Although the Entertainment Identifier Registry (EIDR) global unique identifier system is now widely accepted as the industry standard in many technical specifications and workflows, organizations still often need to overcome legacy technical, cultural and other challenges when seeking to implement it, according to Ben Schofield, a digital media consultant for the Entertainment Identifier Registry (EIDR).
Once EIDR is adopted by an organization, it’s tempting to think “it’s all going to be easy from here on,” but “getting to that first stage is really just the end of the beginning,” he said Jan. 30 during the presentation “EIDR Implementation: Winning Hearts and Minds” at EIDR’s annual Participant Meeting.
“Typically what we find is, when people have joined up with EIDR, you tend to get a very small group of people who’ve driven it through the organization,” he told attendees. But he said: “Then you hit technology and [some people] say, ‘Why do we need another ID? We’ve already got IDs.’ Or, ‘it’s not on our roadmap [and] we have no resources to be able to integrate this.’”
Schofield chalked some of that up to the “silo mentality within” many organizations and the fact that some of those people “don’t really understand the ecosystem picture.”
But he said: “When you’ve been involved with EIDR for a while, you understand the bigger picture. But if your job is just to get stuff out the door and today you’re using a spreadsheet to do that, you don’t really understand why it’s important. And we’ve seen implementations run into the sand, where the actual people doing the hard work – the heavy lifting – stop working, and they just say to their management, ‘It’s too difficult. I can’t use it.’”
Therefore, he said: “What we need to do here is make sure that we’re listening to them and incorporating [suggested] changes into the next generation of EIDR.” It’s also important that, when seeking to implement EIDR, “you’re aware of some of these challenges – don’t just assume that everyone’s going to see the same light at the end of the tunnel.”

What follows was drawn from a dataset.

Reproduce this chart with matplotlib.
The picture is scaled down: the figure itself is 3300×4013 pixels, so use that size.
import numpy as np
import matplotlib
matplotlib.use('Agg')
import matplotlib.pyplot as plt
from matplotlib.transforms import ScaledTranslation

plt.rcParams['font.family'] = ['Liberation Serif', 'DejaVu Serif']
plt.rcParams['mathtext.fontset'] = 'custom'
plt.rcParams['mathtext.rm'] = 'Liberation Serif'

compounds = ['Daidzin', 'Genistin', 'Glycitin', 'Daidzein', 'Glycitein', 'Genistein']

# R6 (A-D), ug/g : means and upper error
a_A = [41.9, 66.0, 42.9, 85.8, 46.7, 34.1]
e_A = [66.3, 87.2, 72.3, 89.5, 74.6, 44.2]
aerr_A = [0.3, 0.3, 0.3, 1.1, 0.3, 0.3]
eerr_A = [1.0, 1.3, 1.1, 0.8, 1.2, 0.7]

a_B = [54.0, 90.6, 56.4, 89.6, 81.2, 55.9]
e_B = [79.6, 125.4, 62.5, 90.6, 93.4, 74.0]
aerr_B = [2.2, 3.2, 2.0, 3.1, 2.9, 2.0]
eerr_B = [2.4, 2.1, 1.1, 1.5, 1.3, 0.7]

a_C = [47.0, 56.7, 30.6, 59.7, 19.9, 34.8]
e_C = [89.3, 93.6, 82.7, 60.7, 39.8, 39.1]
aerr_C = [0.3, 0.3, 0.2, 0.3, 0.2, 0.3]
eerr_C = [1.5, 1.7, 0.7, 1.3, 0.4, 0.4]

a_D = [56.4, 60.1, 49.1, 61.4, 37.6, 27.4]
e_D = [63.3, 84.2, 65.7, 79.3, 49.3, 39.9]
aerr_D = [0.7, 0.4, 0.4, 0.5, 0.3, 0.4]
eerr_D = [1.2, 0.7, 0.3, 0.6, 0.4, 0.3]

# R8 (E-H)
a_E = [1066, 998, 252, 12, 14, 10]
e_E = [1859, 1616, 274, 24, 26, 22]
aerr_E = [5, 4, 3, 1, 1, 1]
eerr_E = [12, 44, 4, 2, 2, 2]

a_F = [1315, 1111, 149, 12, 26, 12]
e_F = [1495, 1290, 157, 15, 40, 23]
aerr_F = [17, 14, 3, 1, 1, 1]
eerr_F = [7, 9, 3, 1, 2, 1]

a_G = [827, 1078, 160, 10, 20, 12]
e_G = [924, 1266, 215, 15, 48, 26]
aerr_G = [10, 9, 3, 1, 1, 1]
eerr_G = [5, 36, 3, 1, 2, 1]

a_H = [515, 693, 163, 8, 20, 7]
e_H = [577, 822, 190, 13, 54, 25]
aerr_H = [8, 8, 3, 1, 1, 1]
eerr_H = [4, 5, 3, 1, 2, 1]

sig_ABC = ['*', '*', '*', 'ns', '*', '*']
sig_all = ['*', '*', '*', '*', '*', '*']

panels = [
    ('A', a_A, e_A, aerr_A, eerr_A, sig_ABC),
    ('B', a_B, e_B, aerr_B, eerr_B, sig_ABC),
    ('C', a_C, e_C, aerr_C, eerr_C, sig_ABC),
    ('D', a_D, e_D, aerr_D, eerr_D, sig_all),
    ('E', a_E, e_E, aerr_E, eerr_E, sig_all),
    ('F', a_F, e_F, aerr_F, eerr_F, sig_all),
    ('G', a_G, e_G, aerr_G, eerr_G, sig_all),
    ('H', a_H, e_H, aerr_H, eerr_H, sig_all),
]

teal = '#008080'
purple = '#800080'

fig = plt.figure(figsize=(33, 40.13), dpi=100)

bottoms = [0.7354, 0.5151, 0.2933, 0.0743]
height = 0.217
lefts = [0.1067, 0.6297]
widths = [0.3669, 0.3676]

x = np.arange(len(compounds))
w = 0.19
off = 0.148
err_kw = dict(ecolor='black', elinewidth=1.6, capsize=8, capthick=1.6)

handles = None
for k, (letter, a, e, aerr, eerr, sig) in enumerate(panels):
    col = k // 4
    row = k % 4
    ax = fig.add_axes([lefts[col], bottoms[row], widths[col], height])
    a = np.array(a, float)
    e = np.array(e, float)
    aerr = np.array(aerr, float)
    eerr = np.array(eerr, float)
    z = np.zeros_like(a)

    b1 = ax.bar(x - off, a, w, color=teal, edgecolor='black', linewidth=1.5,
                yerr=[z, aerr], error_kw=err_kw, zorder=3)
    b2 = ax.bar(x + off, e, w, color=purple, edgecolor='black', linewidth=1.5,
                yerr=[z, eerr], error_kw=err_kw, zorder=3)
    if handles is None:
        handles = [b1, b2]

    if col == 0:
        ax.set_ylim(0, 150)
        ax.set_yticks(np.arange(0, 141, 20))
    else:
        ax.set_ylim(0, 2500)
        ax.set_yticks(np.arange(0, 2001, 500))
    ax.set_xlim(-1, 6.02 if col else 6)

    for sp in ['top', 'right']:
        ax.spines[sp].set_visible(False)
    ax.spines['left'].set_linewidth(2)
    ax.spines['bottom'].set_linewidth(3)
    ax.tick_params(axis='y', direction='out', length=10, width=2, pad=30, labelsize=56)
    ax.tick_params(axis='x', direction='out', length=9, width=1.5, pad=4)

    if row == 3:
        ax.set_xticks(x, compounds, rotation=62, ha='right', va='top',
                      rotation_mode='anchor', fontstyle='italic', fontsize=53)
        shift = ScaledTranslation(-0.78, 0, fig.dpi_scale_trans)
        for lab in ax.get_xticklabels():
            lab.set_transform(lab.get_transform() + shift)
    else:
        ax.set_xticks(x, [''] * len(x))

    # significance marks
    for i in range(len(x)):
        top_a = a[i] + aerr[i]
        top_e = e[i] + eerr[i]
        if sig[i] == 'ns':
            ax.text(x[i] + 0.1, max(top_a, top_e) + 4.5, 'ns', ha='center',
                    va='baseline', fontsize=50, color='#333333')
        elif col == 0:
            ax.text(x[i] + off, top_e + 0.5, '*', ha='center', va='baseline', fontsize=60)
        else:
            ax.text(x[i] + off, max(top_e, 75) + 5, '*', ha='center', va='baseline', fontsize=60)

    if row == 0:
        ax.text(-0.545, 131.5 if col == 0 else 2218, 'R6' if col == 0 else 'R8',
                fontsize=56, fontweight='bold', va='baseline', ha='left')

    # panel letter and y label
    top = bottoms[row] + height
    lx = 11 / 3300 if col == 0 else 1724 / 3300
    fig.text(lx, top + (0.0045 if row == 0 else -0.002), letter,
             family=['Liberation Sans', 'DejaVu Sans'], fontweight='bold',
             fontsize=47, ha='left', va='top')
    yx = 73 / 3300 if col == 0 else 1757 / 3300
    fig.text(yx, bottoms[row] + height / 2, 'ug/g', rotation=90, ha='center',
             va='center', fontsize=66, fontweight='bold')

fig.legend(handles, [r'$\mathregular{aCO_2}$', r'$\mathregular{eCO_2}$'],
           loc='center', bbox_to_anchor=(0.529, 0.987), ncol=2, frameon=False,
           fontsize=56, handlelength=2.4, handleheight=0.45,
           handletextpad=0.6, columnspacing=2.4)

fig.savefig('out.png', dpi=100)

Schofield pointed to ITV’s implementation experience, sharing the lessons learned in that U.K. public broadcaster overcoming the legacy technical, cultural and business case challenges within that organization. One major challenge ITV faced was the huge amount of content it had in its library to deal with, he noted, explaining: “What they’re trying to cover is quite large. If you look at it from the point of view of just data … there’s probably” more than 800,000 different pieces of content that “they think they’ve got.”
But he said: “Now when you actually look at what’s been registered” by ITV, the number is more than 100,000, according to Schofield.
There is still “quite a lot of old content that is never going to be used,” including ITV’s weather and news content, as well as soap operas from the 1970s – content that “really doesn’t have much commercial value, so why touch it?” he noted. But if you “look at where they are in terms of their coverage, they’re probably about half-way there in terms of completeness,” he said. Films tend to be easier to register than TV shows because each program has multiple episodes and there are multiple versions of each of those episodes that are created, he pointed out.
He also pointed out it can prove futile for organizations to think they can ever overcome all their legacy data issues.
What some organizations find, meanwhile, is that some programs they’re looking to register on EIDR were already registered, he went on to say. For example, when the British Film Institute (BFI) was creating its BFI Filmography compilation of U.K. movies, “they found that about 80 percent of it” was already registered with EIDR because many of the titles were already shown on U.S. cable TV networks, he said.
Concluding the presentation, he noted that because EIDR’s staff is so small, it needs organizations using its system to “help us try and make sure that EIDR is going end to end in the ecosystem.”
In a separate announcement following EIDR’s annual Participant Meeting, the organization announced it had registered its 2 millionth title, the upcoming Hindi film “Gully Boy.”
“It took us six years to reach our first million registered titles and in just two years we have doubled that,” said EIDR executive director Will Kreth. “As our library expands internationally and more titles become registered, the IDs become more ubiquitous, and usage becomes more standardized, driving better overall value to our members and the media and entertainment ecosystem.”